Shift Clean Energy’s Brent Perry discusses electrification and how prioritising commercial solutions will enable true action against the climate crisis. Featured in Wealth DFM by Brandon Russel

Point blank: the shipping industry alone is responsible for some 2.5% of the world’s greenhouse gas (GHG) emissions and we’re not doing anywhere near enough to eliminate that.

Yet maritime logistics is responsible for around 90% of the world’s trade. It’s not only central to commodity and supply chains but to economic growth, global connection, trade routes, employment figures, political stature – the list goes on.

The natural solution? Combine commercialism and electrification, rather than treating them as two exclusive objectives or entities. A solution which tackles GHG emissions in a meaningful, rapid way must not sacrifice the role of the sector. A solution which enables Maritime’s necessity must prioritise environmentalism both short- and long-term.

The solution in question can be one and the same.

Combining priorities – the only way forward?

When we discuss electrification, cost of outlay and cost efficiency very quickly arises. Adaptation is no small feat; we only need to talk to owners of electric cars to know that. Cost-heavy, yes, but it’s a decision which also comes at a high-risk, therefore less reliability.

Considering the impact of large-scale vessels is imperative. But as the transportation of goods by trucks accounts for 10% of global GHG emissions, what is the most accessible option on the market?

Goods are increasingly moving to inland waterways as a means to shift some of these emissions-heavy trading options – a long-standing aim of the European Union – and yet this in turn has meant larger vessel sizes, and an increase in the total gross tonnage of fleets on inland waterways. Ultimately, this requires more fuel to move.

While this decreases congestion and improves efficiency, the problem of dangerous emissions still stands. Electrification in global trading isn’t too dissimilar from electrification in everyday transport.

An industry that has long relied on emissions-heavy fuels is now being asked to shift its perspective to a more sustainable method of power. How can we create an electric solution which will not only be an effective solution to reduce GHG emissions and improve public health, but one which is commercially viable and, in turn, won’t cost the end-consumer?

More reliability, less risk.
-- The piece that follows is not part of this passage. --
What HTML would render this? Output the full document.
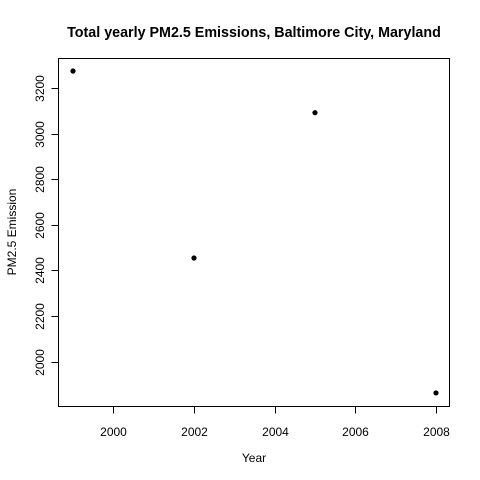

Electric power solutions are only as strong as they say on the tin. Typically, large fixed-battery solutions need to be charged while the vessel is at berth. Comparatively, swappable batteries can be charged on vessel or at a charging station, can operate across a variety of trading and fuel routes. Meaning increasing accessibility, efficiency and commerciality.

Making electrification a business decision

Encouraging greater use of alternative fuel methods, and making things like electrification more widely accessible is one thing; eliminating the need for retrofits, newbuilds, expansion, investments can simplify transition processes and make them more commercially and operationally viable.

Perhaps more important to that is the ability to consider how adopting something like electrification or hybridisation will support a business’ bottom line. PwrSwäp operates on a pay-as-you-go model for this very reason.

There’s a baseline subscription service fee, and after that, energy is paid for on a per kilowatt hour basis. No deposit for the e-Pod battery, no capex, no contribution percentile to the charging station.

The savings alone of switching from diesel to electricity pays for moving to zero emissions on day one and the entire system pays for itself within 5 or 6 years.

Final word – Is electrification a perfect solution?

‘Perfect’ is dependent on an individual business’ sector, priorities, needs, objectives.
However, for too long the ability for businesses to address the climate emergency has relied on their ability to tackle emissions whilst simply surviving – let alone making a commercial profit. Combining the two central priorities will only further business-first and innovation-led solutions.
Northern Europe has around 6,000 inland waterway vessels alone. Around 300 kilos of Co2 is emitted by each vessel every hour alone – do the math and it might make you wince. But by creating an holistic package designed not only to reduce emissions but increase efficiency and therefore profits, it’ll be much simpler to secure buy-in – and achieve meaningful results.